Objective: Retype exactly the lines from the first one through the line with "34.5, 26, 22.1]", including both ends; skip any pictures.

Information supplied:
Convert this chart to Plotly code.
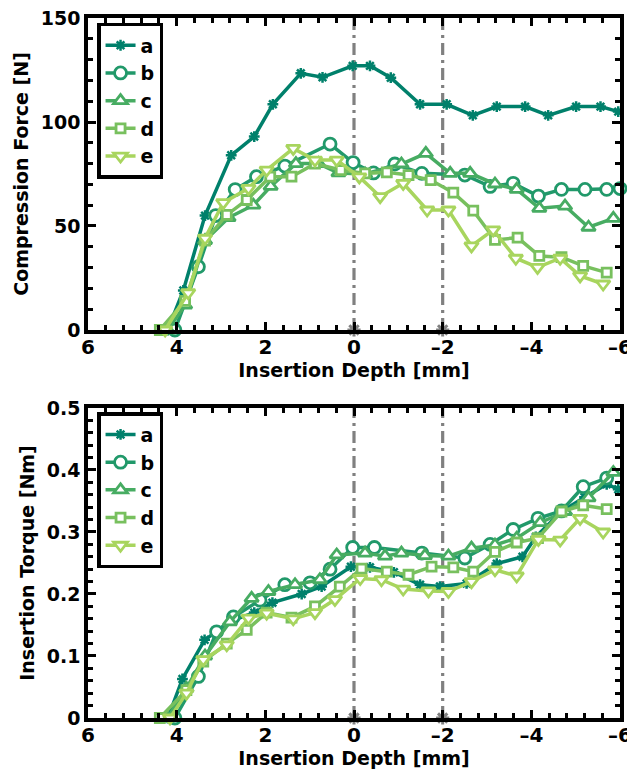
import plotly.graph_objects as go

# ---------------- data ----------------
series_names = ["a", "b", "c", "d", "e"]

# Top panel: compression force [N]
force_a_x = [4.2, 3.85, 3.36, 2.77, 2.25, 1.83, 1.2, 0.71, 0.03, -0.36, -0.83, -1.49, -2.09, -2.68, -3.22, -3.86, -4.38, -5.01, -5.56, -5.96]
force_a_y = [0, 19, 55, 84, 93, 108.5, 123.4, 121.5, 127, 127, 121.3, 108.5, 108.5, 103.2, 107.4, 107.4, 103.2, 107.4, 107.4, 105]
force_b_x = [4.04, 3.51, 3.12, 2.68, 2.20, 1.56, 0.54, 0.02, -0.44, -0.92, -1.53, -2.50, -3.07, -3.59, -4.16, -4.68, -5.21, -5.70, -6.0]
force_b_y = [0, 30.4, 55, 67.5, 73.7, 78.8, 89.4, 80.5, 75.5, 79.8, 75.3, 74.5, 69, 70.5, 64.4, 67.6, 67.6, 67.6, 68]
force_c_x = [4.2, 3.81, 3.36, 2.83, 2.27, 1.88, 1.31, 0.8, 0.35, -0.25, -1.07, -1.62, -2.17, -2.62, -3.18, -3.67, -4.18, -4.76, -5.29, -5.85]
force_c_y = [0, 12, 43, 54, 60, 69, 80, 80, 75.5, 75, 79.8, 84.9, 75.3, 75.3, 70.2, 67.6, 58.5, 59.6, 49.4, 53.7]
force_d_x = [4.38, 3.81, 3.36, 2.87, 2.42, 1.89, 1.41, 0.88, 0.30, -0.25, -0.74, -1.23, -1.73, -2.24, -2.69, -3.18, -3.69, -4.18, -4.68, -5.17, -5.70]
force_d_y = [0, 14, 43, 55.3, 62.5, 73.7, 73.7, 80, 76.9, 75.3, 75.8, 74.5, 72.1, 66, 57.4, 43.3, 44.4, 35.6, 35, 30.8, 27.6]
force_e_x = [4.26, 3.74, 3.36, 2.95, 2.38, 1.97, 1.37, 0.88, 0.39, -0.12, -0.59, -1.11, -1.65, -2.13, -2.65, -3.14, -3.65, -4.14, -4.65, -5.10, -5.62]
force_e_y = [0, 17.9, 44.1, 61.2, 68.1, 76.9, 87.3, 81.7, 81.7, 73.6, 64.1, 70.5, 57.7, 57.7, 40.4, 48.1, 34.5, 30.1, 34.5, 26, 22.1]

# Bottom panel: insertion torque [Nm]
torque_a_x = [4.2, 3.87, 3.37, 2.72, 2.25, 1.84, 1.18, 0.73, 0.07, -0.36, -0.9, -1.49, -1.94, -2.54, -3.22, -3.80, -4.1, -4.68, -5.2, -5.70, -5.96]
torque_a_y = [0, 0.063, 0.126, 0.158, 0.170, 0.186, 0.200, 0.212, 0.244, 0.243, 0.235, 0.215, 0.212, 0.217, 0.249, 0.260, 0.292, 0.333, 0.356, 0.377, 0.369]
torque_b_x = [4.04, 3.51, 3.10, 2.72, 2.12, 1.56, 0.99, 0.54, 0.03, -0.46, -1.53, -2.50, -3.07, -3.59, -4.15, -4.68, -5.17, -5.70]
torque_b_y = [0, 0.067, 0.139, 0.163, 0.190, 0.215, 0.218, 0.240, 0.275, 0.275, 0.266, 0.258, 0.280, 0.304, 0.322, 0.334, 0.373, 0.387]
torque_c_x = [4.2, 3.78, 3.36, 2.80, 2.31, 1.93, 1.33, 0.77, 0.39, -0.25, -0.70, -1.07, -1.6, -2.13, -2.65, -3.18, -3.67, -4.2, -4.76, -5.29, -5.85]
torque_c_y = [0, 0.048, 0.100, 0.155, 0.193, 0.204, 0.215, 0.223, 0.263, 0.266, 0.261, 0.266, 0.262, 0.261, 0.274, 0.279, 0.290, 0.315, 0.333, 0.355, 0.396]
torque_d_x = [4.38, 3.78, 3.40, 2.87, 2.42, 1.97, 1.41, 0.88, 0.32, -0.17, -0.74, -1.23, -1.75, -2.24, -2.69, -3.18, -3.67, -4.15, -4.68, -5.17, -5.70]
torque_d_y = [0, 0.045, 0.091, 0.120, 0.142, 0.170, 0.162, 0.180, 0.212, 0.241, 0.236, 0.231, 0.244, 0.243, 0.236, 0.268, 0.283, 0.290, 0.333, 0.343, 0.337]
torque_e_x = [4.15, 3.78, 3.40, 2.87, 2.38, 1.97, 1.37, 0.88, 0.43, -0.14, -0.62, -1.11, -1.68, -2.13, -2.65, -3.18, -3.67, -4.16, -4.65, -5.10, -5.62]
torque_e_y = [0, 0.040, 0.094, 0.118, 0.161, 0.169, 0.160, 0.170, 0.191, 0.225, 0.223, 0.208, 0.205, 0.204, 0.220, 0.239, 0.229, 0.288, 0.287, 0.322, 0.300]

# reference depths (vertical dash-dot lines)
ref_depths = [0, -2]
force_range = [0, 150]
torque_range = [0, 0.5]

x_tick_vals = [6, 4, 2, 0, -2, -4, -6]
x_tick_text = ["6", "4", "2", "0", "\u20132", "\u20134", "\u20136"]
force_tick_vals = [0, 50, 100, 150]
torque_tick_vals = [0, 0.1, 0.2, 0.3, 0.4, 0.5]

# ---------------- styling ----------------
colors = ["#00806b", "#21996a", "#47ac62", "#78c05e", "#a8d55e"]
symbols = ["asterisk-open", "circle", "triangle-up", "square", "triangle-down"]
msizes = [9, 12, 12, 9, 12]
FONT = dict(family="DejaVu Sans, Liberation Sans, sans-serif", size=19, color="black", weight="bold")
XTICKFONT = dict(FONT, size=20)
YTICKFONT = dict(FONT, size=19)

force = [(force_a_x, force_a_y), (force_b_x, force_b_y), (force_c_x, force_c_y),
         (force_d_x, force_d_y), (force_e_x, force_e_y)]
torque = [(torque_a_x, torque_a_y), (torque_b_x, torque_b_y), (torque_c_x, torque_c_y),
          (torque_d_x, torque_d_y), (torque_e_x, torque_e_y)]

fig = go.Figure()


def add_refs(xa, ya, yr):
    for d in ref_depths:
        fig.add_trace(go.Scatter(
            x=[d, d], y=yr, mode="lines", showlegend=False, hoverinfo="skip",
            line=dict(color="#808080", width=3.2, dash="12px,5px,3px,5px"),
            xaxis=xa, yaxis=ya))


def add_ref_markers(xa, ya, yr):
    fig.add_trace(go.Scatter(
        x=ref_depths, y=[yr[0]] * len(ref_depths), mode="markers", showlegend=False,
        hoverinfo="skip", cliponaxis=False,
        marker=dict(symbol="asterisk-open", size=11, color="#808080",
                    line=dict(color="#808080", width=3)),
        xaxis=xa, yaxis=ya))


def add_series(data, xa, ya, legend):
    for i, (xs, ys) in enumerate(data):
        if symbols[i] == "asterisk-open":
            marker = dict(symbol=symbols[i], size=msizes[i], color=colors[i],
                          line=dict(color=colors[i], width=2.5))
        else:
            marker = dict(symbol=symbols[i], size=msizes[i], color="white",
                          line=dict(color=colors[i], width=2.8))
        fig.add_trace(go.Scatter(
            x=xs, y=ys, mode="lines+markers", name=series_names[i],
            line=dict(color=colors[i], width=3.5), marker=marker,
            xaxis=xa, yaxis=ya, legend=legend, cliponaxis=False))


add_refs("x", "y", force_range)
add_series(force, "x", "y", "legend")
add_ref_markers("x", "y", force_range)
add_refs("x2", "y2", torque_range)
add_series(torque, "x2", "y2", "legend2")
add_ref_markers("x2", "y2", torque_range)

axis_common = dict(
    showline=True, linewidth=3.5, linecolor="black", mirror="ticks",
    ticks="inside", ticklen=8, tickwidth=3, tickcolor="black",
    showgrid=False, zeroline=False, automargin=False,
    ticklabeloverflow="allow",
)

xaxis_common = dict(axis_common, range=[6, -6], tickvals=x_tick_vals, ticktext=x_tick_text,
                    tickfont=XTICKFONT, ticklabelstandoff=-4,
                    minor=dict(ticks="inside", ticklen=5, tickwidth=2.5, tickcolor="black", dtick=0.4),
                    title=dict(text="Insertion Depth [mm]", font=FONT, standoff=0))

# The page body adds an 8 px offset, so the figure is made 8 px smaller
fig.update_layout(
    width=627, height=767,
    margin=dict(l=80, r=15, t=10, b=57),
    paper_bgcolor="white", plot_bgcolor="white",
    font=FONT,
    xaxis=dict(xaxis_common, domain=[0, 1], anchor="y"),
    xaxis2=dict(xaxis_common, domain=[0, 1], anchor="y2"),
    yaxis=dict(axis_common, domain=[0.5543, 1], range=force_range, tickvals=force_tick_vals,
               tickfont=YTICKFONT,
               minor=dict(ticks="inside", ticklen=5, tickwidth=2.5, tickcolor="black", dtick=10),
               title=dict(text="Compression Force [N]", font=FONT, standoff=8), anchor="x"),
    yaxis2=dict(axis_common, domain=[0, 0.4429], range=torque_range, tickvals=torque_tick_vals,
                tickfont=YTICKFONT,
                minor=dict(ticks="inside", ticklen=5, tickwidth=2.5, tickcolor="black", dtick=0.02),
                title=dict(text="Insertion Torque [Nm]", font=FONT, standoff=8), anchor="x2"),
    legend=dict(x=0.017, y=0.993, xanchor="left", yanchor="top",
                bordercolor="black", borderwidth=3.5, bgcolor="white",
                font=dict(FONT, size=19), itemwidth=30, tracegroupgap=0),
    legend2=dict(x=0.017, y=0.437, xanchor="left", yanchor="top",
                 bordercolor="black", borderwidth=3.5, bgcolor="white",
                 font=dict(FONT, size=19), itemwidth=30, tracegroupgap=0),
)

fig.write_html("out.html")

Complete answer:
Convert this chart to Plotly code.
import plotly.graph_objects as go

# ---------------- data ----------------
series_names = ["a", "b", "c", "d", "e"]

# Top panel: compression force [N]
force_a_x = [4.2, 3.85, 3.36, 2.77, 2.25, 1.83, 1.2, 0.71, 0.03, -0.36, -0.83, -1.49, -2.09, -2.68, -3.22, -3.86, -4.38, -5.01, -5.56, -5.96]
force_a_y = [0, 19, 55, 84, 93, 108.5, 123.4, 121.5, 127, 127, 121.3, 108.5, 108.5, 103.2, 107.4, 107.4, 103.2, 107.4, 107.4, 105]
force_b_x = [4.04, 3.51, 3.12, 2.68, 2.20, 1.56, 0.54, 0.02, -0.44, -0.92, -1.53, -2.50, -3.07, -3.59, -4.16, -4.68, -5.21, -5.70, -6.0]
force_b_y = [0, 30.4, 55, 67.5, 73.7, 78.8, 89.4, 80.5, 75.5, 79.8, 75.3, 74.5, 69, 70.5, 64.4, 67.6, 67.6, 67.6, 68]
force_c_x = [4.2, 3.81, 3.36, 2.83, 2.27, 1.88, 1.31, 0.8, 0.35, -0.25, -1.07, -1.62, -2.17, -2.62, -3.18, -3.67, -4.18, -4.76, -5.29, -5.85]
force_c_y = [0, 12, 43, 54, 60, 69, 80, 80, 75.5, 75, 79.8, 84.9, 75.3, 75.3, 70.2, 67.6, 58.5, 59.6, 49.4, 53.7]
force_d_x = [4.38, 3.81, 3.36, 2.87, 2.42, 1.89, 1.41, 0.88, 0.30, -0.25, -0.74, -1.23, -1.73, -2.24, -2.69, -3.18, -3.69, -4.18, -4.68, -5.17, -5.70]
force_d_y = [0, 14, 43, 55.3, 62.5, 73.7, 73.7, 80, 76.9, 75.3, 75.8, 74.5, 72.1, 66, 57.4, 43.3, 44.4, 35.6, 35, 30.8, 27.6]
force_e_x = [4.26, 3.74, 3.36, 2.95, 2.38, 1.97, 1.37, 0.88, 0.39, -0.12, -0.59, -1.11, -1.65, -2.13, -2.65, -3.14, -3.65, -4.14, -4.65, -5.10, -5.62]
force_e_y = [0, 17.9, 44.1, 61.2, 68.1, 76.9, 87.3, 81.7, 81.7, 73.6, 64.1, 70.5, 57.7, 57.7, 40.4, 48.1, 34.5, 30.1, 34.5, 26, 22.1]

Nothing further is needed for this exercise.